Prompt:
Drop the pictures and give back word for word the lines from the line holding "Write the TikZ code for this diagram." to the line holding "(0,0) rectangle (9.16,16.68);", both included.

Entries shown:
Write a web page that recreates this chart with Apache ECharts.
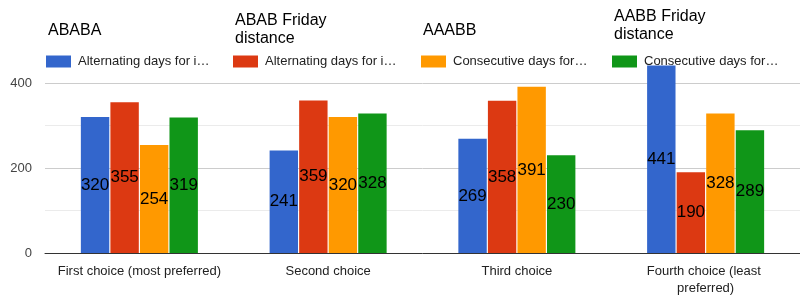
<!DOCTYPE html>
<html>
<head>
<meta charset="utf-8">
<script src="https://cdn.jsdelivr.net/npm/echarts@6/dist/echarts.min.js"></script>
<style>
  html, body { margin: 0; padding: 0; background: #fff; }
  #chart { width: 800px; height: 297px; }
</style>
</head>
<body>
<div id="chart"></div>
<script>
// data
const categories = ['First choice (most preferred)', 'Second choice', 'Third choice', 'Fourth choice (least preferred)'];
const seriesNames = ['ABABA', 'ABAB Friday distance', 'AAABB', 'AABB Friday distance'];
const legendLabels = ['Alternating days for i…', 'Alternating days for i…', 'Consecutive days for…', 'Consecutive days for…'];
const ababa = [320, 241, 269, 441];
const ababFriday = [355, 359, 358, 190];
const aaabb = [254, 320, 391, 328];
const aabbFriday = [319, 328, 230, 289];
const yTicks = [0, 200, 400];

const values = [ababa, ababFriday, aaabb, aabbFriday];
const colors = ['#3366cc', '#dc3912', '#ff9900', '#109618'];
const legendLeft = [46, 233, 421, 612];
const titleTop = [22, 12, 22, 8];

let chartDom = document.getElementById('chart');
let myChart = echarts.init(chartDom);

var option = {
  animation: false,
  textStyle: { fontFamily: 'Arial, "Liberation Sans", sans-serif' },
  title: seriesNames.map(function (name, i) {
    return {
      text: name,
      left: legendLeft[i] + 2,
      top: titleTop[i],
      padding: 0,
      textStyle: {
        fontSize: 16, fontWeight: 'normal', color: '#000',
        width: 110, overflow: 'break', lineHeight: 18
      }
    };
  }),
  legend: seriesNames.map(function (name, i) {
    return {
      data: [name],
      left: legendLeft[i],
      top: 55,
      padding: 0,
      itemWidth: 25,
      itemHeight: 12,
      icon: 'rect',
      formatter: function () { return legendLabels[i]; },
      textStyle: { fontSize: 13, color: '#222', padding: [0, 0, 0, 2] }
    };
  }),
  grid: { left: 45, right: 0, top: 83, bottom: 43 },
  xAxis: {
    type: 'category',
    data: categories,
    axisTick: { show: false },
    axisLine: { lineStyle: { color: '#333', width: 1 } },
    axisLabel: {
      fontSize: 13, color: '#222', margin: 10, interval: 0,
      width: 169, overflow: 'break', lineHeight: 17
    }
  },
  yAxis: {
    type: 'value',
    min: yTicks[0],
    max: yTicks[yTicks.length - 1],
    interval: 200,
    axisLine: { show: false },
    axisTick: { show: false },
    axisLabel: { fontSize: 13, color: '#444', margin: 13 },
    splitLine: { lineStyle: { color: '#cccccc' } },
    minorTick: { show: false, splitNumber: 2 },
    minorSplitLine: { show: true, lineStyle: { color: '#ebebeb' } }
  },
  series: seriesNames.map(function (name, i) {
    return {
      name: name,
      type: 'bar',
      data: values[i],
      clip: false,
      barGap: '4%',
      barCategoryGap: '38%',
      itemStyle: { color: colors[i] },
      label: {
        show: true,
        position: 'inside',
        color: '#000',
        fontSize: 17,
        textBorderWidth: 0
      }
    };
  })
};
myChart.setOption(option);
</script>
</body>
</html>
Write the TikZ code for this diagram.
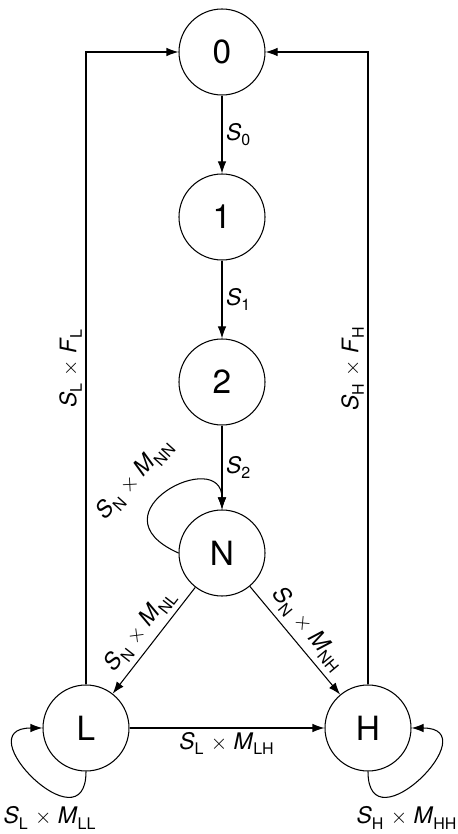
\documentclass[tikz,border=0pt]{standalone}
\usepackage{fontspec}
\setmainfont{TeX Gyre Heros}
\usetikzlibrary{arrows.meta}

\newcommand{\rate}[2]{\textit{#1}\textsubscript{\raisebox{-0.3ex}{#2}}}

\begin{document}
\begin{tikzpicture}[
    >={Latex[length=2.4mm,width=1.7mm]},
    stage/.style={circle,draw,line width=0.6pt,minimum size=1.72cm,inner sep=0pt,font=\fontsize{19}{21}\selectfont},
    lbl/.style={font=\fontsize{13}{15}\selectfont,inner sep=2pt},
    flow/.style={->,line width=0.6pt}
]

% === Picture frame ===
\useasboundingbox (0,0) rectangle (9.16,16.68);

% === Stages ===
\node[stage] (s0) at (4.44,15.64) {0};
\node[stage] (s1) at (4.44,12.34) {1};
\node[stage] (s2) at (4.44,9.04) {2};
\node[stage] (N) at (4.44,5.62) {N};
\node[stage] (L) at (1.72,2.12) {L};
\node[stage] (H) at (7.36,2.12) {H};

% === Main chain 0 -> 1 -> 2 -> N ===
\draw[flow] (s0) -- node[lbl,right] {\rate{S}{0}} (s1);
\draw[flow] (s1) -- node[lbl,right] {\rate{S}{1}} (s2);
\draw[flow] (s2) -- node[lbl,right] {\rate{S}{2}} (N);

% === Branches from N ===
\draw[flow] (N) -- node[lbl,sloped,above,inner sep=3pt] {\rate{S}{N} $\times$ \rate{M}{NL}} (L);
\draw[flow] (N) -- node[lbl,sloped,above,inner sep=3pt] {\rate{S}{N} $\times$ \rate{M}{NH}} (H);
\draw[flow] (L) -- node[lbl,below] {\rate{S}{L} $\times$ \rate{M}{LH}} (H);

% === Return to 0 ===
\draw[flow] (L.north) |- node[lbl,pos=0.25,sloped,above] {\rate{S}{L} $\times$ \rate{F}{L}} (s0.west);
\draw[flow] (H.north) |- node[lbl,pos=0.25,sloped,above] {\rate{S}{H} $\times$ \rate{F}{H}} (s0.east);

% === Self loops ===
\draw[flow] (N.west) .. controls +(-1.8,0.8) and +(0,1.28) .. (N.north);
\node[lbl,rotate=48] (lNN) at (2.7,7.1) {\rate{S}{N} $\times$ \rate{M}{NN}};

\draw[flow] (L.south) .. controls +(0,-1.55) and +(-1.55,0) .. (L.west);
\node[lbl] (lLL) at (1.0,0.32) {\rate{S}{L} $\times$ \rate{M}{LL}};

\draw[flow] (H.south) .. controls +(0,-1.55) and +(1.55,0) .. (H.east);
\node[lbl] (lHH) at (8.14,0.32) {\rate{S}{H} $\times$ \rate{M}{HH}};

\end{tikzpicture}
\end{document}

--

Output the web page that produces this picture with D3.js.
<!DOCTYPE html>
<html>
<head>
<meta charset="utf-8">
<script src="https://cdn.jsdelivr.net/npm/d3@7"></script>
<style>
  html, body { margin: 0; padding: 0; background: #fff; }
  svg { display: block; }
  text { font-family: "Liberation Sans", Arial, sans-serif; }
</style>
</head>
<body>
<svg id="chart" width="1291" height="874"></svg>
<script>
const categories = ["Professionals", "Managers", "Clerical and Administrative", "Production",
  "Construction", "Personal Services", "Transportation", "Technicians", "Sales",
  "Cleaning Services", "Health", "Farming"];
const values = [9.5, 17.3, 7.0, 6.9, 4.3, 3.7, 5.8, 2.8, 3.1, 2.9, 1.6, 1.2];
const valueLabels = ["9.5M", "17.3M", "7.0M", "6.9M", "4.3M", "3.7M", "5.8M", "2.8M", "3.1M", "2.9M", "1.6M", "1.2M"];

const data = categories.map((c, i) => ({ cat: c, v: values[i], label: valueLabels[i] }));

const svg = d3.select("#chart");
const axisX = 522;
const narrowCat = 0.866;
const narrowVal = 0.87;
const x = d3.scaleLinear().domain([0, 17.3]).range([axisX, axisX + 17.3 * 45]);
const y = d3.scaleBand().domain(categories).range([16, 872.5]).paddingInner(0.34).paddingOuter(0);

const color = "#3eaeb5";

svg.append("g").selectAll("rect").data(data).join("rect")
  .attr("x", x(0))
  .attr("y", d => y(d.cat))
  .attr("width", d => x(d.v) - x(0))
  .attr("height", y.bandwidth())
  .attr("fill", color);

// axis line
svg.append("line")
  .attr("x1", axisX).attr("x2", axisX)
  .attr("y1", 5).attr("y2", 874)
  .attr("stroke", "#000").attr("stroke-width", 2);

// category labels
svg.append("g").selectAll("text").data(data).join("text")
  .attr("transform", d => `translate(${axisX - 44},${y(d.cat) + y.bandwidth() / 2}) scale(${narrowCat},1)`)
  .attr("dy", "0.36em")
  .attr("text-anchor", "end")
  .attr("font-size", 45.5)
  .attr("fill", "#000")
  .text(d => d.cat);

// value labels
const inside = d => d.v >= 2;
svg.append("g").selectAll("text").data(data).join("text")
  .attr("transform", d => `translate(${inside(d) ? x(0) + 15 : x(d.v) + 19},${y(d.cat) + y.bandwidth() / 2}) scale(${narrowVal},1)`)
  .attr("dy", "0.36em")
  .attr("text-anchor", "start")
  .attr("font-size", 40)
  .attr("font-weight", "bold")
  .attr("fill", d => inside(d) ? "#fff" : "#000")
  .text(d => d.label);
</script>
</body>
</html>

Response to this exercise:
Write the TikZ code for this diagram.
\documentclass[tikz,border=0pt]{standalone}
\usepackage{fontspec}
\setmainfont{TeX Gyre Heros}
\usetikzlibrary{arrows.meta}

\newcommand{\rate}[2]{\textit{#1}\textsubscript{\raisebox{-0.3ex}{#2}}}

\begin{document}
\begin{tikzpicture}[
    >={Latex[length=2.4mm,width=1.7mm]},
    stage/.style={circle,draw,line width=0.6pt,minimum size=1.72cm,inner sep=0pt,font=\fontsize{19}{21}\selectfont},
    lbl/.style={font=\fontsize{13}{15}\selectfont,inner sep=2pt},
    flow/.style={->,line width=0.6pt}
]

% === Picture frame ===
\useasboundingbox (0,0) rectangle (9.16,16.68);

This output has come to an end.